## Start

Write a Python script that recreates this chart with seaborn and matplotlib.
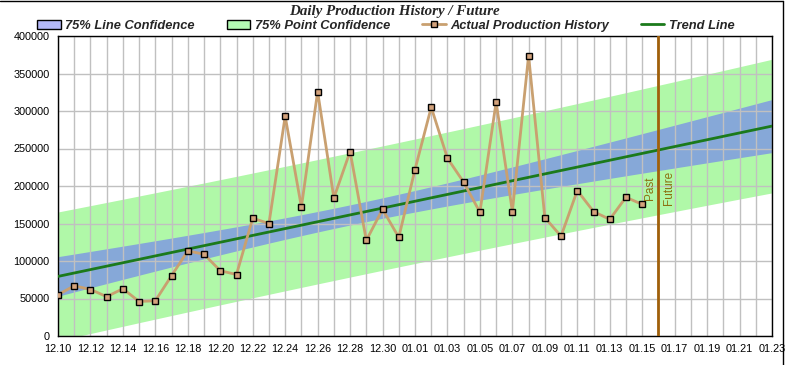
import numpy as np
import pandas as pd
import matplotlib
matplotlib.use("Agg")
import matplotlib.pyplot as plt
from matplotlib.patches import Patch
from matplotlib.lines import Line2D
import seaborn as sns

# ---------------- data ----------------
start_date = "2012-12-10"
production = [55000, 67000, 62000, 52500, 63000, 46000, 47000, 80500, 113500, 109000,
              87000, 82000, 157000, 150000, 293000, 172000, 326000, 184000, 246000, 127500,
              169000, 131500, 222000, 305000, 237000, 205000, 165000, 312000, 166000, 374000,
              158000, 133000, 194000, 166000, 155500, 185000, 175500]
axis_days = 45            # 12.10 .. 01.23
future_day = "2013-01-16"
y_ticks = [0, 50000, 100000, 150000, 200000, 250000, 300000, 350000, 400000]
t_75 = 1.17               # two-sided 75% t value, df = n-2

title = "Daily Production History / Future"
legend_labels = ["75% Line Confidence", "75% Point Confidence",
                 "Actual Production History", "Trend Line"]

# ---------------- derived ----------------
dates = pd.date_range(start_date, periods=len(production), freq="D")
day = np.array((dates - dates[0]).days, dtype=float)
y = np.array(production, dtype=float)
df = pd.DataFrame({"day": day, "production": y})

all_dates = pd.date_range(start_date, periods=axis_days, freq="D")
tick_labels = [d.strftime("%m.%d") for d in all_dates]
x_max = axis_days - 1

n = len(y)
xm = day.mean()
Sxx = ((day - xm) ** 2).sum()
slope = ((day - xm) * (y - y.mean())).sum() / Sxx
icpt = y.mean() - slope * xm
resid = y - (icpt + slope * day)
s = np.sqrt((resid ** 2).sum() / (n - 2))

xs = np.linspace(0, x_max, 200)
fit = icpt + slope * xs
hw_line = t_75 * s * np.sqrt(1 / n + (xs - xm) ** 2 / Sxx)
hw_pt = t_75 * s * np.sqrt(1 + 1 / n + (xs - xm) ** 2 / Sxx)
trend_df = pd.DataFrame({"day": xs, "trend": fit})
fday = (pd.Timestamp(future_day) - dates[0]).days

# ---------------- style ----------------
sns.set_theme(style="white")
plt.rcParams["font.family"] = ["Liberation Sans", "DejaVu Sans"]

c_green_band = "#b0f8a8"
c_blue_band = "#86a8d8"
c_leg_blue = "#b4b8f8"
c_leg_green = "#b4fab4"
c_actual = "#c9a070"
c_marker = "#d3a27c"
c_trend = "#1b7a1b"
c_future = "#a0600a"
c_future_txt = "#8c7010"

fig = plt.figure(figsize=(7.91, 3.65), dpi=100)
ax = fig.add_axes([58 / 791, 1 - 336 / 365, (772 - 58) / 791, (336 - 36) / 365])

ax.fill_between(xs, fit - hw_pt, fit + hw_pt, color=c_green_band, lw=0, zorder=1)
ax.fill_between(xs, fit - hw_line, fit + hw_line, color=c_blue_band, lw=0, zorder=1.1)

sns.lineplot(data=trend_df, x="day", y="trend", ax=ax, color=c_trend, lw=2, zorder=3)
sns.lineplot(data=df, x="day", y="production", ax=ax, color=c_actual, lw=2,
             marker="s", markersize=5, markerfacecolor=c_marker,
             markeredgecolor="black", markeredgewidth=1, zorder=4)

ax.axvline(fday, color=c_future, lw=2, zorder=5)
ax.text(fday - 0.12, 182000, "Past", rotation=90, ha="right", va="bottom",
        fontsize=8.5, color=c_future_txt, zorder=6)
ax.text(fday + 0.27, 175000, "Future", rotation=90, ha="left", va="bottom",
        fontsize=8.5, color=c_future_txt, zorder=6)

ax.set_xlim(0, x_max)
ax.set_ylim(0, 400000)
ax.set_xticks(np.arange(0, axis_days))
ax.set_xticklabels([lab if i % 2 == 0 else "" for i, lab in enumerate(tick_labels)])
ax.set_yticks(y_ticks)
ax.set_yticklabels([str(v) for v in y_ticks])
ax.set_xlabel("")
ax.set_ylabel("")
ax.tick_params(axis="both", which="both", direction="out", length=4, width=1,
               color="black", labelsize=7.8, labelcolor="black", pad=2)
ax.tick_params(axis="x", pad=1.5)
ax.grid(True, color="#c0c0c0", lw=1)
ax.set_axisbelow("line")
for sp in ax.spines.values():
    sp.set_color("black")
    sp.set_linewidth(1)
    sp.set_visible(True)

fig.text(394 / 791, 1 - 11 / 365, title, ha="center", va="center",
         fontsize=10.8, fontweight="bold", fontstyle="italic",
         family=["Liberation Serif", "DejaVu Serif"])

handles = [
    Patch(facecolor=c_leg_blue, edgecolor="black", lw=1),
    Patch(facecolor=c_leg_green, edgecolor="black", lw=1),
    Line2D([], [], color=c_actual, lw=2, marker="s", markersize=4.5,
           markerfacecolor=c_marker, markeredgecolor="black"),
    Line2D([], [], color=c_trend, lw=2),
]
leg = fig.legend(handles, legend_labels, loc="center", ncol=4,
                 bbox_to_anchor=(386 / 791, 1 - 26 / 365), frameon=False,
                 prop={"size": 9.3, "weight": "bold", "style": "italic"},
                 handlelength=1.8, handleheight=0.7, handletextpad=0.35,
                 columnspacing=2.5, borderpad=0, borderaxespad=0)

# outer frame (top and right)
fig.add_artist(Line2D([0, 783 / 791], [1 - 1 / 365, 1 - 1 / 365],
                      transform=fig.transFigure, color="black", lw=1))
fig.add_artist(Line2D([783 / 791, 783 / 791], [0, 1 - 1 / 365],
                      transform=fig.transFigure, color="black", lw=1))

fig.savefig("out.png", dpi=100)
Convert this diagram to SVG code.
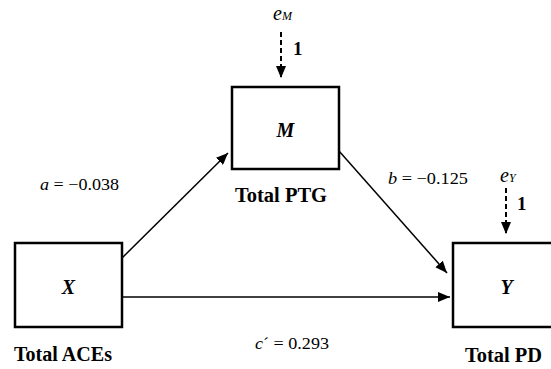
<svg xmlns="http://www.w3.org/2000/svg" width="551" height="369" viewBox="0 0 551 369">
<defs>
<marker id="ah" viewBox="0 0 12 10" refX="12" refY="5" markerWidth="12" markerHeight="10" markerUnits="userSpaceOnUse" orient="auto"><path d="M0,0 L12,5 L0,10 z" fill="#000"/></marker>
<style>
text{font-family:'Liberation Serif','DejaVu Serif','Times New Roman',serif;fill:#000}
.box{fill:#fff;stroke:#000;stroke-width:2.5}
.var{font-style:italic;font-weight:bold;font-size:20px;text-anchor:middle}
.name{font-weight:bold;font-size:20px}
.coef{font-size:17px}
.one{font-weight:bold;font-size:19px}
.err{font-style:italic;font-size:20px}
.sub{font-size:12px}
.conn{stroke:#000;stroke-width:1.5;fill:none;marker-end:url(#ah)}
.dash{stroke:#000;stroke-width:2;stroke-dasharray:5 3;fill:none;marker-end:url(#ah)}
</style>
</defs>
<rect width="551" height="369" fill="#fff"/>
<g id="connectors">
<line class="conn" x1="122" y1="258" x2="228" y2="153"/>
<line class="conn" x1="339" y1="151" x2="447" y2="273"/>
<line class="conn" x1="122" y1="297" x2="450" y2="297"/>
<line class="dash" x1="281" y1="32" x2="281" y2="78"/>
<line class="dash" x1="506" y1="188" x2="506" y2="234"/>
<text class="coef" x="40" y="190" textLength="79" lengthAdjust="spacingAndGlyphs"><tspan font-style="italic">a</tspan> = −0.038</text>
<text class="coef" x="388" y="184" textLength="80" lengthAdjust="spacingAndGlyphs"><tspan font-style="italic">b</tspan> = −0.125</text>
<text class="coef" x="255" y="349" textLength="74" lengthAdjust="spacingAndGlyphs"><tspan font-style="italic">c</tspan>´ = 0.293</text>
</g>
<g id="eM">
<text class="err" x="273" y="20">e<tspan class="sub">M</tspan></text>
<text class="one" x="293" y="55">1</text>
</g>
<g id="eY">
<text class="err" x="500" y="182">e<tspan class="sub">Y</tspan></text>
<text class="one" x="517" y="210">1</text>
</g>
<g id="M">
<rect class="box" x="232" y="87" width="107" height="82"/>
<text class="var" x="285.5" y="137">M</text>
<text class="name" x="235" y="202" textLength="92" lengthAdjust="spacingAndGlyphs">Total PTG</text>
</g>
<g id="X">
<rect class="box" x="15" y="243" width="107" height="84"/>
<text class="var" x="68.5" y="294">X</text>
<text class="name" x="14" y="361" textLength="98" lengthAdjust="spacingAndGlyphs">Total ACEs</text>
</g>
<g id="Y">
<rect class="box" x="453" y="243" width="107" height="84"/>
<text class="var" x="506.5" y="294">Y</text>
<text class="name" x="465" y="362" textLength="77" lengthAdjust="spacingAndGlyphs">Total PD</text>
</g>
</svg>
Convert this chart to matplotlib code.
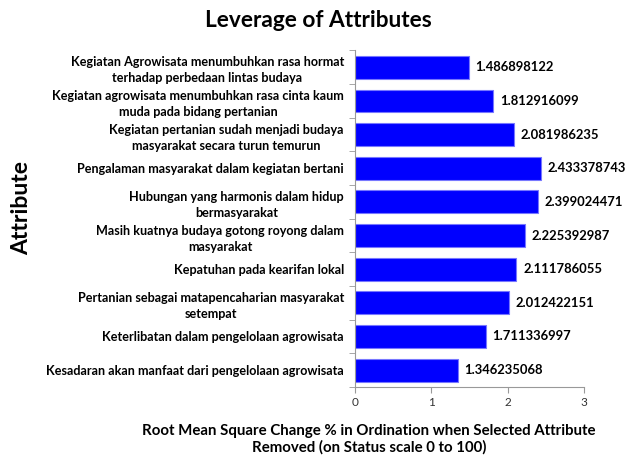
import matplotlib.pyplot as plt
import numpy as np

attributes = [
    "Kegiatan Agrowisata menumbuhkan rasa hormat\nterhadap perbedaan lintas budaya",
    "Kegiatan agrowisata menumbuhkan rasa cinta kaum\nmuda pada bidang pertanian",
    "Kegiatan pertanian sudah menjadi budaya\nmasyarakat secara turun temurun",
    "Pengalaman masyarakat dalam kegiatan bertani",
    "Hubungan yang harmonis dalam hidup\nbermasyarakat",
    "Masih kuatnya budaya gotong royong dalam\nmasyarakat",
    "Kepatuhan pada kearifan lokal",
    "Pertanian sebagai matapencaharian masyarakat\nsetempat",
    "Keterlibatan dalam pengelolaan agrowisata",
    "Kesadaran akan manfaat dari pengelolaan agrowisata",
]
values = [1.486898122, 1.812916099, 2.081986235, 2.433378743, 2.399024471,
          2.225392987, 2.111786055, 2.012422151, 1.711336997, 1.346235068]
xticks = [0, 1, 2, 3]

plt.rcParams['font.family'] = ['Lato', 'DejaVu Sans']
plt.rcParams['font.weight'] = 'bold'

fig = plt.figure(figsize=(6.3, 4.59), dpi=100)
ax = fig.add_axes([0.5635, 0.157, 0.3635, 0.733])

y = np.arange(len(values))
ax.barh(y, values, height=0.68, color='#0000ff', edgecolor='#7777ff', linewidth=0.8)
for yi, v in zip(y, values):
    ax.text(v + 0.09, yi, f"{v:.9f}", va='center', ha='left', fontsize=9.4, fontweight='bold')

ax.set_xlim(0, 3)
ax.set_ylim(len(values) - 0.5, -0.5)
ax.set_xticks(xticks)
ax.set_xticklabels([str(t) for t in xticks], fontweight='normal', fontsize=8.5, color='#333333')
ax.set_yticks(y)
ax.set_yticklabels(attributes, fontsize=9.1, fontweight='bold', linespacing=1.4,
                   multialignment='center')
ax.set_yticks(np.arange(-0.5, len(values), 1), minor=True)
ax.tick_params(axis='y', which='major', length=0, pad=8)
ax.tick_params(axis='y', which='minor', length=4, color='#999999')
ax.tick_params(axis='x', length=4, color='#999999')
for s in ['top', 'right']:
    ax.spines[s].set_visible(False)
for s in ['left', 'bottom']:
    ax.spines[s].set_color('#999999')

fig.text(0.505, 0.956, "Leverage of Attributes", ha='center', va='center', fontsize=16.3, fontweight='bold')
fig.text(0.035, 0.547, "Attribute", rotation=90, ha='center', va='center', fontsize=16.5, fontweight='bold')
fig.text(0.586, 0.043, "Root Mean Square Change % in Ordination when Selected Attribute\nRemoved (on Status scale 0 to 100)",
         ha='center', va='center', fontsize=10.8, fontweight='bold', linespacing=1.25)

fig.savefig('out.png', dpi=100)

## End

## Task instructions
Return exactly what appears from the opening line of the material through the line with "import seaborn as sns", apart from the pictures.

## Output for this exercise
Write a Python script that recreates this chart with seaborn and matplotlib.
import numpy as np
import pandas as pd
import matplotlib
matplotlib.use("Agg")
import matplotlib.pyplot as plt
from matplotlib.patches import Patch
from matplotlib.lines import Line2D
import seaborn as sns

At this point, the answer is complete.